The Kapampangan (Pampanggo, Pampango, Capampangan, Pampangueño, Pampangan) are one of the largest ethnic groups of the country, generally occupying the land about the flood plains and marshes of the Pampanga River of Central Luzon. Hemmed in by the Zambal to the east, the Pangasinan to the north, and the Tagalog to the south and northeast in a land that is not segmented by highly textured topography, they have managed to maintain a distinctive language that has some affinity with Sambal. It may be noted that Sambal, on the other hand, is genetically related with the Sinaunang Tagalog of Tanay, Rizal. The populations are dense in the urbanized centers of Angeles City (174,962), San Fernando (139,342), Lubao (92,123), Mabalacat (92,778), and many other areas, with an estimated aggregate of some 2,864,949 (NSO 1990).
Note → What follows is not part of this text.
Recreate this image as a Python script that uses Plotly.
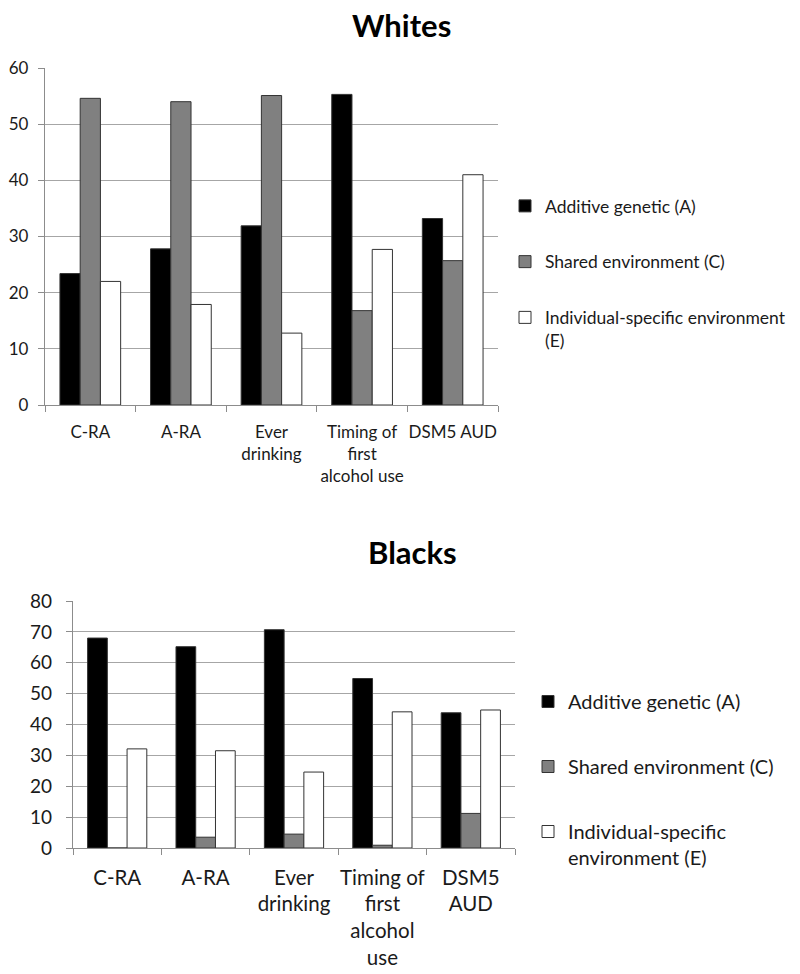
import plotly.graph_objects as go

# ---- data ----
categories_w = ["C-RA", "A-RA", "Ever<br>drinking", "Timing of<br>first<br>alcohol use", "DSM5 AUD"]
categories_b = ["C-RA", "A-RA", "Ever<br>drinking", "Timing of<br>first<br>alcohol<br>use", "DSM5<br>AUD"]

whites_A = [23.4, 27.8, 31.9, 55.3, 33.2]
whites_C = [54.6, 54.0, 55.1, 16.8, 25.7]
whites_E = [22.0, 17.9, 12.8, 27.7, 41.0]

blacks_A = [68.0, 65.2, 70.7, 54.9, 43.8]
blacks_C = [0.0, 3.5, 4.5, 0.9, 11.2]
blacks_E = [32.1, 31.5, 24.6, 44.1, 44.7]

series_names_w = ["Additive genetic (A)", "Shared environment (C)",
                  "Individual-specific environment<br>(E)"]
series_names_b = ["Additive genetic (A)", "Shared environment (C)",
                  "Individual-specific<br>environment (E)"]
colors = ["#000000", "#808080", "#ffffff"]

FONT = "Lato"
W, H = 800, 974
OFF = 0  # page body margin removed via post_script

fig = go.Figure()

for vals, name, col, grp in zip([whites_A, whites_C, whites_E], series_names_w, colors, ["a", "c", "e"]):
    fig.add_trace(go.Bar(x=categories_w, y=vals, name=name, xaxis="x", yaxis="y",
                         marker=dict(color=col, line=dict(color="#333333", width=1)),
                         legend="legend", legendgroup=grp))

for vals, name, col, grp in zip([blacks_A, blacks_C, blacks_E], series_names_b, colors, ["a2", "c2", "e2"]):
    fig.add_trace(go.Bar(x=categories_b, y=vals, name=name, xaxis="x2", yaxis="y2",
                         marker=dict(color=col, line=dict(color="#333333", width=1)),
                         legend="legend2", legendgroup=grp))

def px_x(p):
    return (p - OFF) / W

def px_y(p):
    return 1 - (p - OFF) / H

axis_common = dict(showline=True, linecolor="#8c8c8c", linewidth=1.3, automargin=False)

fig.update_layout(
    width=W, height=H,
    margin=dict(l=0, r=0, t=0, b=0, autoexpand=False),
    paper_bgcolor="white", plot_bgcolor="white",
    font=dict(family=FONT, color="#1a1a1a"),
    barmode="group", bargap=0.33, bargroupgap=0,
    xaxis=dict(domain=[px_x(45), px_x(498)], anchor="y", type="category",
               tickson="boundaries", ticks="outside", ticklen=6, tickcolor="#8c8c8c",
               tickangle=0, tickfont=dict(size=17), ticklabelstandoff=11, showgrid=False,
               **axis_common),
    yaxis=dict(domain=[px_y(405), px_y(68)], anchor="x", range=[0, 60], dtick=10,
               ticks="outside", ticklen=6, tickcolor="#8c8c8c",
               showgrid=True, gridcolor="#a6a6a6", gridwidth=1.2,
               tickfont=dict(size=17), ticklabelstandoff=6, zeroline=False, **axis_common),
    xaxis2=dict(domain=[px_x(73), px_x(515)], anchor="y2", type="category",
                tickson="boundaries", ticks="outside", ticklen=6, tickcolor="#8c8c8c",
                tickangle=0, tickfont=dict(size=20.5), ticklabelstandoff=11, showgrid=False,
                **axis_common),
    yaxis2=dict(domain=[px_y(848), px_y(601)], anchor="x2", range=[0, 80], dtick=10,
                ticks="outside", ticklen=6, tickcolor="#8c8c8c",
                showgrid=True, gridcolor="#a6a6a6", gridwidth=1.2,
                tickfont=dict(size=19), ticklabelstandoff=10, zeroline=False, **axis_common),
    legend=dict(x=px_x(505), y=px_y(188), xanchor="left", yanchor="top",
                font=dict(size=17.5, family=FONT), tracegroupgap=30, valign="top",
                bgcolor="rgba(0,0,0,0)", itemclick=False),
    legend2=dict(x=px_x(528), y=px_y(682), xanchor="left", yanchor="top",
                 font=dict(size=20, family=FONT), tracegroupgap=36, valign="top",
                 bgcolor="rgba(0,0,0,0)", itemclick=False),
    annotations=[
        dict(text="<b>Whites</b>", x=px_x(401), y=px_y(25), xref="paper", yref="paper",
             xanchor="center", yanchor="middle", showarrow=False,
             font=dict(size=31, family=FONT, color="#000000")),
        dict(text="<b>Blacks</b>", x=px_x(412), y=px_y(552), xref="paper", yref="paper",
             xanchor="center", yanchor="middle", showarrow=False,
             font=dict(size=31, family=FONT, color="#000000")),
    ],
)

fig.write_html("out.html", config={"displayModeBar": False},
               post_script="document.body.style.margin='0px'; document.body.style.padding='0px';")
Their agriculture is based on intensive wet rice cultivation, their land being situated in the rice bowl of Central Luzon, with extensive flood plains watered by the Pampanga River, especially the Candaba swamps, the southern part of the province of Pampanga is noted for its fishing industry. The vast flatlands are planted to rice and sugar cane. Woodcraft is highly developed especially in Betis where the most skillful of wood carvers could be found; other areas are known for mat-making, pastries, and various preserved meats.
The people are known for their culinary talents. Deeply mainstream, the Kapampangan are foremost entrepreneurs and national leaders.